Tech Bubbles Explained
Tech bubbles are characterized by unsustainable market rises fueled by speculation in technology stocks. They typically occur during the latter stages of a credit cycle and involve inflated stock prices based on non-traditional metrics. This article delves into what tech bubbles are, and how they work, and provides examples from the past, including the Dotcom Tech Bubble and the Bitcoin Tech Bubble.
A tech bubble is a phenomenon in financial markets where the prices of technology-related stocks experience rapid and unsustainable growth, primarily due to increased speculation. This market behavior often leads to inflated valuations of technology companies, which may not be supported by their underlying fundamentals. Key characteristics of a tech bubble include:
- Excessive Speculation: Bubbles form when there is excess capital seeking high returns in saturated markets, typically occurring during the later stages of a credit cycle.
- IPO Frenzy: Many tech companies rush to go public through Initial Public Offerings (IPOs) during the peak of a tech bubble, capitalizing on heightened investor demand.
- New Metrics: Unconventional metrics are used to justify inflated stock prices, while traditional fundamentals take a backseat to optimistic forecasts and speculation.
- Eventual Crash: Most tech bubbles end with a sudden crash as investors realize that unrealistic expectations are unlikely to be met, leading to a mass exit of investors.
The Dotcom Tech Bubble
The Dotcom Tech Bubble, which occurred in the late 1990s and early 2000s, serves as a prime example of a tech bubble's characteristics and consequences. The proliferation of internet-related companies primarily drove this bubble.
Causes and Consequences
The decline of the Dotcom Bubble became evident when major telecom hardware providers, who supplied technology startups with servers and networking equipment, saw a significant reduction in revenue. This decline had a ripple effect on the broader economy, ultimately leading to a recession in 2001.
The Crypto Tech Bubble
The Crypto Tech Bubble represents one of the most significant tech bubbles in recent history. It involved the rapid rise in the price of Bitcoin from just over $10 in 2013 to $20,000 in late 2017. The technology underpinning Bitcoin, known as blockchain, fueled the emergence of tech startups using Initial Coin Offerings (ICOs) to fund their projects.

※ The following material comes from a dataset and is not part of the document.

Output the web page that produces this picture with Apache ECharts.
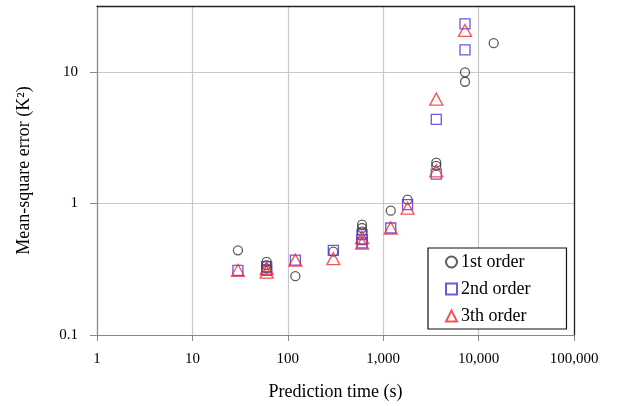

During the Crypto Tech Bubble, many startups conducted ICOs, allowing investors to purchase tokens or coins in exchange for funding. These tokens could be used on the startup's platform or traded on decentralized exchanges, akin to the speculative trading of internet stocks during the Dotcom Bubble.
Boom and Bust
In 2017, Bitcoin surged approximately 2,000% in value before experiencing a sharp correction in early 2018, mirroring the volatile price movements commonly associated with tech bubbles.
Tech bubbles are characterized by unsustainable market rises driven by speculation in technology stocks. These bubbles often occur during the later stages of a credit cycle and involve inflated stock prices based on non-traditional metrics. The Dotcom Tech Bubble and the Crypto Tech Bubble serve as examples of the consequences that can arise from these phenomena. It is vital for investors to be aware of the risks associated with tech bubbles and to exercise caution when making investment decisions in the technology sector.